- _GIVEN TASK_
Repeat, exactly and only, the lines from the beginning of the data through the line with "plt.rcParams['mathtext.fontset'] = 'cm'". Pictures are left out.

- _COLLECTED MATERIAL_

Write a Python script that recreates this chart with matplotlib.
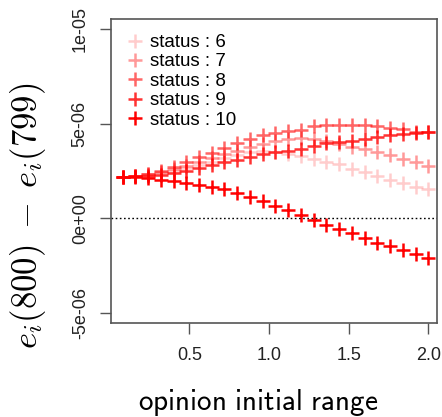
import numpy as np
import matplotlib
matplotlib.use('Agg')
from matplotlib import pyplot as plt

plt.rcParams['font.family'] = ['Liberation Sans', 'DejaVu Sans']
plt.rcParams['mathtext.fontset'] = 'cm'

# opinion initial range
x = [0.08, 0.16, 0.24, 0.32, 0.40, 0.48, 0.56, 0.64, 0.72, 0.80, 0.88, 0.96, 1.04,
     1.12, 1.20, 1.28, 1.36, 1.44, 1.52, 1.60, 1.68, 1.76, 1.84, 1.92, 2.00]

# e_i(800) - e_i(799), in units of 1e-6
s6 = [2.20, 2.22, 2.28, 2.38, 2.50, 2.65, 2.82, 3.00, 3.18, 3.35, 3.48, 3.55, 3.52,
      3.42, 3.30, 3.13, 3.00, 2.85, 2.60, 2.43, 2.22, 2.03, 1.84, 1.68, 1.53]
s7 = [2.20, 2.24, 2.32, 2.45, 2.60, 2.78, 2.98, 3.18, 3.38, 3.58, 3.78, 3.95, 4.10,
      4.18, 4.22, 4.18, 4.08, 3.92, 3.78, 3.65, 3.49, 3.35, 3.13, 2.95, 2.78]
s8 = [2.20, 2.25, 2.35, 2.52, 2.72, 2.95, 3.22, 3.45, 3.70, 3.96, 4.20, 4.39, 4.51,
      4.61, 4.69, 4.86, 4.91, 4.91, 4.91, 4.91, 4.86, 4.79, 4.72, 4.58, 4.56]
s9 = [2.20, 2.22, 2.26, 2.31, 2.40, 2.50, 2.66, 2.80, 2.95, 3.09, 3.22, 3.40, 3.49,
      3.57, 3.65, 3.80, 3.97, 4.01, 4.06, 4.17, 4.27, 4.39, 4.48, 4.52, 4.56]
s10 = [2.20, 2.17, 2.12, 2.03, 1.95, 1.87, 1.78, 1.67, 1.54, 1.36, 1.13, 0.89, 0.66,
       0.45, 0.19, -0.09, -0.33, -0.56, -0.78, -1.04, -1.29, -1.48, -1.69, -1.91, -2.08]

status = [6, 7, 8, 9, 10]
series = [s6, s7, s8, s9, s10]
alphas = [0.2, 0.4, 0.6, 0.8, 1.0]

yticks = [-5e-06, 0, 5e-06, 1e-05]
ytick_labels = ['-5e-06', '0e+00', '5e-06', '1e-05']
xticks = [0.5, 1.0, 1.5, 2.0]
xtick_labels = ['0.5', '1.0', '1.5', '2.0']

fig = plt.figure(figsize=(4.42, 4.17), dpi=100)
ax = fig.add_axes([111 / 442, 1 - 323 / 417, 326 / 442, 304 / 417])

for st, s, a in zip(status, series, alphas):
    ax.plot(x, np.array(s) * 1e-6, linestyle='none', marker='+', ms=9.5, mew=1.8,
            color=(1, 0, 0, a), label='status : %d' % st)

ax.axhline(0, color='black', lw=1, linestyle=(0, (1.2, 1.8)))

ax.set_xlim(0.0075, 2.054)
ax.set_ylim(-5.53e-06, 10.53e-06)
ax.set_xticks(xticks)
ax.set_xticklabels(xtick_labels)
ax.set_yticks(yticks)
ax.set_yticklabels(ytick_labels, rotation=90, va='center')

for sp in ax.spines.values():
    sp.set_color('#555555')
    sp.set_linewidth(1.2)
ax.tick_params(axis='both', direction='out', length=8, width=1, color='#555555',
               labelsize=13, labelcolor='#222222')
ax.tick_params(axis='x', pad=9)
ax.tick_params(axis='y', pad=8)

ax.set_xlabel(r'$\mathsf{opinion\ initial\ range}$', fontsize=21)
ax.xaxis.set_label_coords((258 - 111) / 326, -(403 - 323) / 304)
ax.xaxis.label.set_va('center')
ax.set_ylabel(r'$e_i(\mathsf{800})\;-\;e_i(\mathsf{799})$', fontsize=25)
ax.yaxis.set_label_coords(-(111 - 28) / 326, (323 - 216) / 304)
ax.yaxis.label.set_va('center')

ax.legend(loc='upper left', frameon=False, fontsize=13.5, handlelength=1.0,
          handletextpad=0.3, labelspacing=0.12, borderaxespad=0.5,
          borderpad=0.3)

plt.savefig('out.png', dpi=100)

- _ANSWER TO THIS PROBLEM_
Write a Python script that recreates this chart with matplotlib.
import numpy as np
import matplotlib
matplotlib.use('Agg')
from matplotlib import pyplot as plt

plt.rcParams['font.family'] = ['Liberation Sans', 'DejaVu Sans']
plt.rcParams['mathtext.fontset'] = 'cm'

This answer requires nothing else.